Further assumption by the shareholders may be pertaining to the fact that if the justification provided by the company regarding need of additional funds is true then why not go for debt capital? Debt capital being a cheaper source of finance is more suitable to cater to the company's needs instead raising further capital which also increases the number of outstanding shares thereby causing a majority reduction in EPS for small shareholders in the company.

Company's existing debt as well as its debt paying capacity would be a major factor for consideration in case of this assumption.

2. INTRODUCTION

The case is about Aussie Elder Care Ltd operating nursing homes. The 3 directors are holding 30% shares of the company. And directors have issued new 1 million shares through private placement. The shareholder has raised concern regarding this but director are defended themselves by saying that it was done to raise the cash for company's future need.

From Company's viewpoint

They may have been done to reduce the chances of takeover and also can be called as next poison pills. This is also a defense tactics used by company.

From shareholder's viewpoint

According to them they could have gone for debt financing or any other method rather than issuing share through private placement.

3. OPTIMUM CAPIAL STRUCTURE: Many theories have circulated around capital structure but main focus of every theory remains maximizing the wealth of the existing shareholders thereby giving rise to optimum capital structure, i.e., a perfect mix of debt and equity in such a way that the value of the shares is maximized and maximum amount of returns can be attained for the shareholders at minimum cost of raising such capital.

DEBT: Debt is a long term source of financing. Debt though being the cheaper source of capital and its other benefits include tax savings for the company but these savings can only happen in case a company is able to make interest as well as monthly payments and still has sufficient amount of working capital available for conducting the day to day operations of the company.

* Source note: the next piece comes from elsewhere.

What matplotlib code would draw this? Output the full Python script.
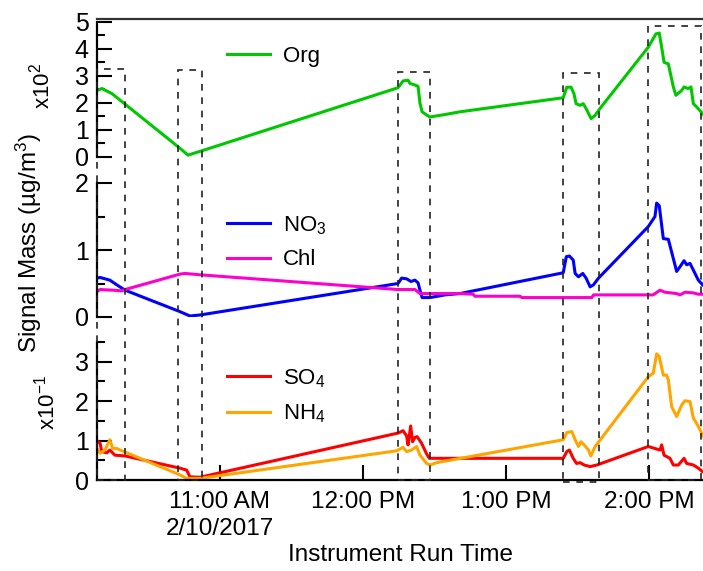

EQUITY: Equity is another long term source and is referred to as a unit of the share capital containing some value and is subscribed by the public, thereby making them the shareholders. But increase in the equity shares also increases the floatation cost and the inside liability of the company.

OPTIMUM MIX: The main concern is to attain such a mix of debt and equity such that organizational as well as shareholders wealth can be maximized. This can be attained by careful analysis of various financial statements to choose which option is most viable source for the company.

4. Principles affecting capital structure:   

The simplicity of the mix must be such that it caters to the needs of shareholders as well as attains the goal of the business of maximizing a firm's value. Moreover a firm's flexibility to adapt to ever changing market environment also impacts the choice of debt or capital as these factors directly impact the costs of respective financing alternatives. Risk and floatation cost are the other two factors to be considered while choosing the appropriate capital structure.

5. CONCLUSION

Therefore it can be said that the company cannot justify the shareholders by mere explanation of additional funds requirements rather a detailed report relating to choice to be made while designing a capital structure and the reasons for such choices must be clearly justified.